Constantine G. Lyketsos (born 5 November 1961) is the Elizabeth Plank Althouse Professor in Alzheimer's Disease Research in the Department of Psychiatry and Behavioral Sciences at the Johns Hopkins University. He is the founding director of the Richman Family Precision Medicine Center of Excellence in Alzheimer's Disease, and an associate director of the Johns Hopkins Alzheimer's Disease Research Center (ADRC).

== Education ==
Constantine (Kostas) Lyketsos was born on 5 November 1961 in London and grew up in Athens. After completing grade and high school at Athens College, he attended Northwestern University, where he earned a B.A. in Psychology, followed by a medical doctorate (MD) from Washington University's School of Medicine.In 1993, he received a Masters in Health Sciences (MHS) in Epidemiology/Clinical Epidemiology from Johns Hopkins Bloomberg School of Public Health.

== Research and career ==
Lyketsos' research mainly focuses on treatment development for neurodegenerative disease especially dementia and Alzheimer's disease. His work employs the methods of translational and interventional epidemiology and involve biomarkers, and brain imaging.

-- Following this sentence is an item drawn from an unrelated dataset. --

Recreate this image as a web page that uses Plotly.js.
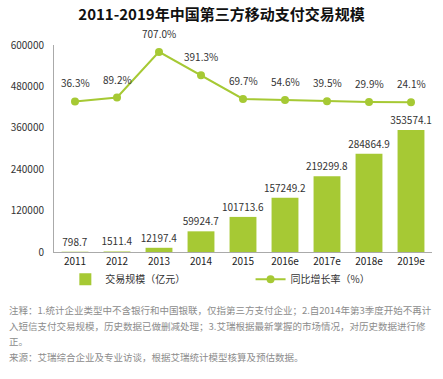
<!DOCTYPE html>
<html><head><meta charset="utf-8">
<script src="https://cdn.plot.ly/plotly-3.0.1.min.js"></script>
<style>html,body{margin:0;padding:0;background:#fff;}#chart{width:443px;height:379px;}</style>
</head><body><div id="chart"></div>
<script>
const years = ["2011","2012","2013","2014","2015","2016e","2017e","2018e","2019e"];
const volume = [798.7, 1511.4, 12197.4, 59924.7, 101713.6, 157249.2, 219299.8, 284864.9, 353574.1];
const growth = [36.3, 89.2, 707.0, 391.3, 69.7, 54.6, 39.5, 29.9, 24.1];
const yTicks = [0, 120000, 240000, 360000, 480000, 600000];
const notes = [
  "注释：1.统计企业类型中不含银行和中国银联，仅指第三方支付企业；2.自2014年第3季度开始不再计",
  "入短信支付交易规模，历史数据已做删减处理；3.艾瑞根据最新掌握的市场情况，对历史数据进行修",
  "正。",
  "来源：艾瑞综合企业及专业访谈，根据艾瑞统计模型核算及预估数据。"
];

const F = '"Noto Sans CJK SC", "Noto Sans", sans-serif';
const green = '#a6c934';

const traces = [
  {type:'bar', x: years, y: volume, name:'交易规模（亿元）', marker:{color: green},
   width: 0.64, text: volume.map(v => v.toFixed(1)), textposition:'outside', constraintext:'none',
   textfont:{size:10, color:'#333', family:F}, cliponaxis:false, legend:'legend'},
  {type:'scatter', mode:'lines+markers', x: years, y: growth, yaxis:'y2', name:'同比增长率（%）',
   line:{color: green, width:2}, marker:{color: green, size:8}, legend:'legend2'}
];

const annotations = growth.map((g,i) => ({
  x: i, y: g, xref:'x', yref:'y2', text: g.toFixed(1)+'%', showarrow:false,
  yanchor:'bottom', yshift:9, font:{size:10, color:'#333', family:F}
}));
notes.forEach((t,i) => annotations.push({
  xref:'paper', yref:'paper', x: -0.125, y: 0, xanchor:'left', yanchor:'middle',
  yshift: -58 - i*15.5, text: t, showarrow:false, font:{size:9.5, color:'#8c8c8c', family:F}
}));

const legendBase = {orientation:'h', y:-0.062, yanchor:'top', xanchor:'left',
  font:{size:10, color:'#333', family:F}, itemwidth:30, bgcolor:'rgba(0,0,0,0)'};

const layout = {
  width:443, height:379,
  margin:{l:54, r:11, t:45, b:127},
  paper_bgcolor:'#fff', plot_bgcolor:'#fff',
  font:{family:F, color:'#333'},
  title:{text:'<b>2011-2019年中国第三方移动支付交易规模</b>', x:0.5, xanchor:'center', y:0.962, yanchor:'middle',
         font:{size:15, color:'#111', family:F}},
  showlegend:true,
  legend: Object.assign({}, legendBase, {x:0.03}),
  legend2: Object.assign({}, legendBase, {x:0.52}),
  bargap:0.36,
  xaxis:{type:'category', range:[-0.5, 8.5], showline:true, linecolor:'#aaa', linewidth:1,
         ticks:'', tickfont:{size:10, color:'#222', family:F}, showgrid:false, fixedrange:true},
  yaxis:{range:[0, 600000], tickvals: yTicks, ticktext: yTicks.map(String), showline:true,
         linecolor:'#aaa', linewidth:1, showgrid:false, zeroline:false, ticks:'', ticklabelstandoff:7,
         tickfont:{size:10, color:'#333', family:F}},
  yaxis2:{overlaying:'y', side:'right', range:[-2000, 800], visible:false, showgrid:false, zeroline:false},
  annotations: annotations
};

Plotly.newPlot('chart', traces, layout, {displayModeBar:false, staticPlot:true});
</script></body></html>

He has conducted seminal research on the neuropsychiatric disturbances (NPS) associated with degenerative brain disease including studies of patterns of occurrence and impact of NPS on dementia or transition from normal to Mild cognitive impairment (MCI) to dementia. Lyketsos’ team is developing biomarkers to accelerate treatment development for Alzheimer's disease and other forms of brain injury.
He was a Senior fellow at the school of medicine, Johns Hopkins University. He previously served as Chair of the Academy of Psychosomatic Medicine Taskforce on Subspecialization which spearheaded approval of the Psychiatric subspecialty of Consultation Liaison Psychiatry in 2004.

As of 1 July 2021, Lyketsos’ scholarly work had an h-index of 129, with more than 58,000 citations.

==Awards and honors==
Lyketsos was awarded the 2006 William S. Proxmire Prize as a leader in the fight against Alzheimer's Disease. Additional awards include Phi Beta Kappa, Alpha Omega Alpha, as well as the geriatric psychiatry trifecta: Distinguished Scientist Award (American Association for Geriatric Psychiatry), Jack Weinberg Award in Geriatric Psychiatry (American Psychiatric Association), and the Geriatric Research Award (American College of Psychiatrists).

==Books==
- Margaret S. Chisolm and Constantine G. Lyketsos. “Systematic Psychiatric Evaluation: A Step-by-Step Guide to applying the perspectives of psychiatry. 2012.
- Peter V. Rabins and Constantine G. Lyketsos. “Practical Dementia Care”. 1999.
- Editors with Constantine G. Lyketsos. “Designing and delivering dementia services”.
- Editors with Constantine G. Lyketsos. “Treating Dementia: Do we have a pill for it?”.
- Constantine G. Lyketsos with Editors. “Psychiatric Aspects of Neurologic Diseases: Practical Approaches to Patient Care”.